In Goldy , the conflict case, the plaintiff submitted an offer of judgment to the defendant. 692 So.2d at 226. In accordance with rule 1.442, the offer was set to expire in 30 days, on March 6. Id. The plaintiff then granted the defendant a gratuitous extension of time. Id. Under the extension, the offer would expire on March 29. Id. On March 14, the defendant filed a motion pursuant to rule 1.090 to enlarge the time to respond to the offer. Id. In response, the plaintiff directed a letter to the defendant stating that the offer would be withdrawn and no longer effective after March 29. Id.

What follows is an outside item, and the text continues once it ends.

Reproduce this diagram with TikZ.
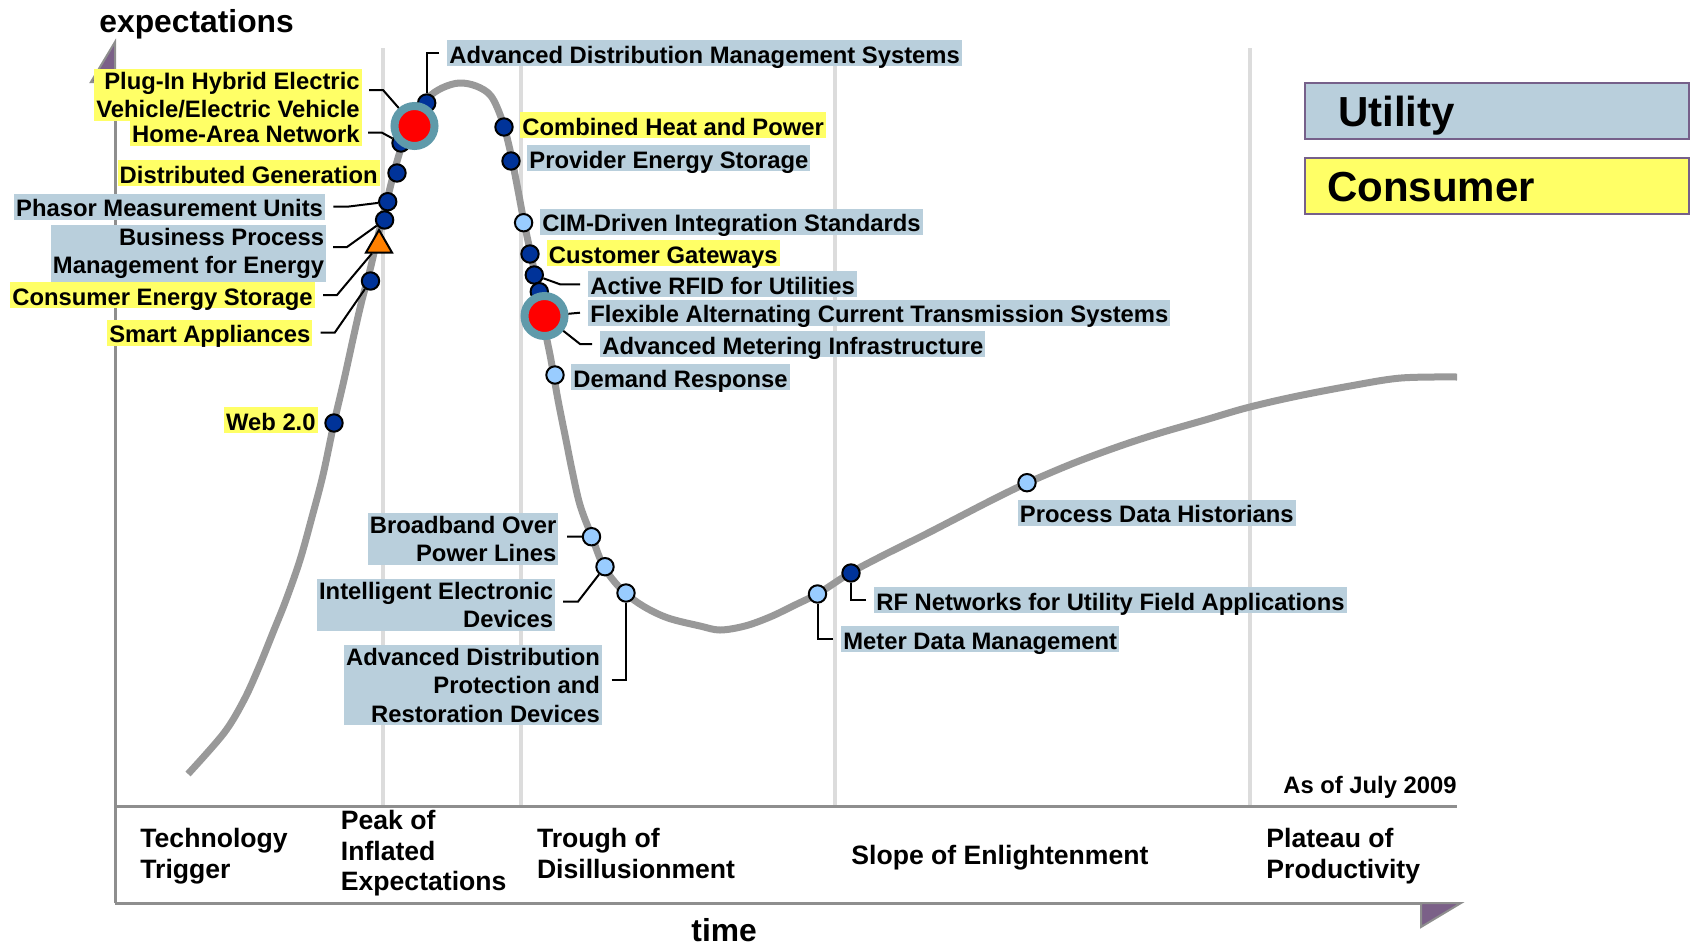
\documentclass[tikz,border=0pt]{standalone}
\usepackage{fontspec}
\setmainfont{Liberation Sans}
\usetikzlibrary{shapes.geometric}
\definecolor{utilblue}{HTML}{B9CFDC}
\definecolor{consyellow}{HTML}{FFFF66}
\definecolor{hypegray}{HTML}{999999}
\definecolor{phasegray}{HTML}{DCDCDC}
\definecolor{axisgray}{HTML}{8E8E8E}
\definecolor{arrowpurple}{HTML}{7B6088}
\definecolor{dotnavy}{HTML}{003399}
\definecolor{dotlight}{HTML}{99CCFF}
\definecolor{ringteal}{HTML}{5F9AAA}
\definecolor{legendframe}{HTML}{76608A}
\begin{document}
\begin{tikzpicture}[x=0.5pt, y=-0.5pt,
  lab/.style={inner xsep=1pt, inner ysep=1.5pt, font=\fontsize{11.9}{14.25}\selectfont\bfseries},
  oneline/.style={text height=10pt, text depth=0pt},
  ulab/.style={lab, fill=utilblue},
  clab/.style={lab, fill=consyellow},
  phase/.style={inner sep=0pt, align=left, font=\fontsize{13.3}{15.25}\selectfont\bfseries},
  axtitle/.style={inner sep=0pt, font=\fontsize{15.9}{18}\selectfont\bfseries},
  navydot/.style={circle, draw=black, line width=1pt, inner sep=0pt, minimum size=8.7pt, fill=dotnavy},
  lightdot/.style={navydot, fill=dotlight},
  bigdot/.style={circle, draw=ringteal, line width=4pt, inner sep=0pt, minimum size=20pt, fill=red},
  conn/.style={draw=black, line width=1pt},
  legendbox/.style={draw=legendframe, line width=1pt, anchor=north west, minimum width=192pt,
    minimum height=28pt, align=left, text height=15.3pt, text depth=0pt,
    font=\fontsize{21}{25}\selectfont\bfseries}]
  \useasboundingbox (0,0) rectangle (1690,948);
  % phase dividers
  \foreach \px in {383,521,835,1250}
    \draw[phasegray, line width=2pt] (\px,48) -- (\px,806);
  % axes and their arrow tips
  \draw[axisgray, line width=1.5pt] (115,903) -- (115,82);
  \draw[axisgray, line width=1.5pt] (115,806) -- (1457,806);
  \draw[axisgray, line width=1.5pt] (115,903) -- (1421,903);
  \filldraw[fill=arrowpurple, draw=axisgray, line width=1pt] (115,42) -- (91,82) -- (115,82) -- cycle;
  \filldraw[fill=arrowpurple, draw=axisgray, line width=1pt] (1421,903) -- (1461,903) -- (1421,927) -- cycle;
  % the hype curve
  \draw[hypegray, line width=3.5pt, line join=round] plot[smooth, tension=0.55] coordinates {
    (188,774) (224,733) (244,700) (259,667) (274,630) (286,600) (300,560)
    (312,517) (323,475) (334,423) (344,380) (355,330) (362,300) (370,270) (377,240)
    (387,200) (396,165) (404,140) (415,118) (428,98) (442,88) (459,83) (476,86)
    (491,96) (502,120) (510,150) (517,185) (524,222) (531,255) (538,290) (545,330)
    (551,360) (558,400) (566,440) (572,470) (580,505) (592,537) (604,567) (622,590)
    (643,606) (668,618) (700,626) (720,630) (745,626) (770,617) (795,605) (819,593)
    (850,573) (880,557) (902,546) (930,532) (959,517) (992,500) (1027,483) (1074,463)
    (1120,446) (1160,433) (1205,420) (1246,408) (1293,397) (1350,386) (1401,378) (1457,377)};
  % technologies on the curve
  \node[navydot] (dadms) at (426.7,103) {};
  \node[navydot] (dhan) at (401,143) {};
  \node[bigdot] (dphev) at (414.5,126) {};
  \node[navydot] (ddg) at (397,173) {};
  \node[navydot] (dpmu) at (387.7,201.7) {};
  \node[navydot] (dbpm) at (384.6,220) {};
  \node[regular polygon, regular polygon sides=3, draw=black, line width=1pt, fill=orange,
    inner sep=0pt, minimum size=15pt] (tces) at (379,245) {};
  \node[navydot] (dsa) at (370.5,281) {};
  \node[navydot] (dweb) at (334,423) {};
  \node[navydot] (dchp) at (504,127) {};
  \node[navydot] (dpes) at (511,161) {};
  \node[lightdot] (dcim) at (523.6,222.7) {};
  \node[navydot] (dcgw) at (530,254) {};
  \node[navydot] (drfid) at (534.3,275) {};
  \node[navydot] (dhid) at (539.3,291.7) {};
  \node[bigdot] (dfacts) at (544.5,316) {};
  \node[lightdot] (ddr) at (555,375) {};
  \node[lightdot] (dbpl) at (591.5,536.7) {};
  \node[lightdot] (died) at (605,566.7) {};
  \node[lightdot] (dadprd) at (626,593) {};
  \node[lightdot] (dmdm) at (817.5,594) {};
  \node[navydot] (drf) at (851,573) {};
  \node[lightdot] (dpdh) at (1027,482.7) {};
  % labels, right of the curve
  \node[ulab, oneline, anchor=base west] (adms) at (447,63.3) {Advanced Distribution Management Systems};
  \node[clab, oneline, anchor=base west] (chp) at (520,135) {Combined Heat and Power};
  \node[ulab, oneline, anchor=base west] (pes) at (527,168.3) {Provider Energy Storage};
  \node[ulab, oneline, anchor=base west] (cim) at (540,231.7) {CIM-Driven Integration Standards};
  \node[clab, oneline, anchor=base west] (cgw) at (546.5,263.3) {Customer Gateways};
  \node[ulab, oneline, anchor=base west] (rfid) at (588,294.3) {Active RFID for Utilities};
  \node[ulab, oneline, anchor=base west] (facts) at (588,322.7) {Flexible Alternating Current Transmission Systems};
  \node[ulab, oneline, anchor=base west] (ami) at (600,354) {Advanced Metering Infrastructure};
  \node[ulab, oneline, anchor=base west] (dr) at (571,387.3) {Demand Response};
  \node[ulab, oneline, anchor=base west] (pdh) at (1017.5,522.7) {Process Data Historians};
  \node[ulab, oneline, anchor=base west] (rfn) at (874,610) {RF Networks for Utility Field Applications};
  \node[ulab, oneline, anchor=base west] (mdm) at (841,649.3) {Meter Data Management};
  % labels, left of the curve
  \node[clab, align=right, anchor=north east] (phev) at (362,68.6) {Plug-In Hybrid Electric\\Vehicle/Electric Vehicle};
  \node[clab, oneline, anchor=base east] (han) at (362,142.7) {Home-Area Network};
  \node[clab, oneline, anchor=base east] (dg) at (380,183) {Distributed Generation};
  \node[ulab, oneline, anchor=base east] (pmu) at (325.4,216.7) {Phasor Measurement Units};
  \node[ulab, align=right, anchor=north east] (bpm) at (326.5,224.6) {Business Process\\Management for Energy};
  \node[clab, oneline, anchor=base east] (ces) at (315,305) {Consumer Energy Storage};
  \node[clab, oneline, anchor=base east] (sa) at (312.7,342.7) {Smart Appliances};
  \node[clab, oneline, anchor=base east] (web) at (318,430) {Web 2.0};
  \node[ulab, align=right, anchor=north east] (bpl) at (558.7,512.6) {Broadband Over\\Power Lines};
  \node[ulab, align=right, anchor=north east] (ied) at (555.6,578.6) {Intelligent Electronic\\Devices};
  \node[ulab, align=right, anchor=north east] (adprd) at (602.4,644.6) {Advanced Distribution\\Protection and\\Restoration Devices};
  % connectors
  \draw[conn] ([xshift=-4pt]adms.west) -| (dadms);
  \draw[conn] ([shift={(7,21.4)}]phev.north east) -- ++(14,0) -- (dphev);
  \draw[conn] ([xshift=3pt]han.east) -- ++(14,0) -- (dhan);
  \draw[conn] ([xshift=4pt]pmu.east) -- ++(14,0) -- (dpmu);
  \draw[conn] ([shift={(6.5,22.4)}]bpm.north east) -- ++(14,0) -- (dbpm);
  \draw[conn] ([xshift=4pt]ces.east) -- ++(14,0) -- (tces);
  \draw[conn] ([xshift=4pt]sa.east) -- ++(14,0) -- (dsa);
  \draw[conn] ([xshift=-4pt]rfid.west) -- ++(-20,0) -- (drfid);
  \draw[conn] ([xshift=-4pt]facts.west) -- (dfacts);
  \draw[conn] ([xshift=-4pt]ami.west) -- ++(-12,0) -- (dfacts);
  \draw[conn] ([shift={(8.3,24)}]bpl.north east) -- (dbpl);
  \draw[conn] ([shift={(7.4,23)}]ied.north east) -- ++(15,0) -- (died);
  \draw[conn] ([shift={(9.2,35.4)}]adprd.north east) -| (dadprd);
  \draw[conn] ([xshift=-4pt]rfn.west) -| (drf);
  \draw[conn] ([xshift=-4pt]mdm.west) -| (dmdm);
  % phases
  \node[phase, anchor=north west] (trig) at (140,828) {Technology\\Trigger};
  \node[phase, anchor=north west] (peak) at (340.5,810) {Peak of\\Inflated\\Expectations};
  \node[phase, anchor=north west] (trough) at (536.6,828) {Trough of\\Disillusionment};
  \node[phase, anchor=base west] (slope) at (851,864) {Slope of Enlightenment};
  \node[phase, anchor=north west] (plateau) at (1266,828) {Plateau of\\Productivity};
  % axis titles and date
  \node[axtitle, anchor=base west] (ylab) at (99,32) {expectations};
  \node[axtitle, anchor=base west] (xlab) at (691,941) {time};
  \node[lab, inner sep=0pt, anchor=base east] (asof) at (1457,793) {As of July 2009};
  % legend
  \node[legendbox, fill=utilblue, inner xsep=16.5pt, text width=159pt] (utility) at (1304,82) {Utility};
  \node[legendbox, fill=consyellow, inner xsep=11pt, text width=170pt] (consumer) at (1304,157) {Consumer};
\end{tikzpicture}
\end{document}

The motion to extend was never heard by the trial court in view of the plaintiff's absolute withdrawal. Id.

The jury verdict exceeded the plaintiff's settlement offer by 125%. Id. at 226. Following the verdict, the plaintiff filed a motion for sanctions against the defendant. Id. The trial court granted the defendant's motion to dismiss the request for sanctions, finding that the plaintiff's offer was withdrawn and rendered void in the March 25 letter. Id. On appeal, the Fifth District agreed with the trial court, which held that the defendant's motion to extend time "effectively tolled the responsive period until the motion could be heard." Id. at 228. Thus, the offer did not expire on March 29 and instead was withdrawn on March 29. Id. Consequently, the district court found that the plaintiff was not entitled to sanctions under a settlement offer that had not yet expired but instead had been withdrawn.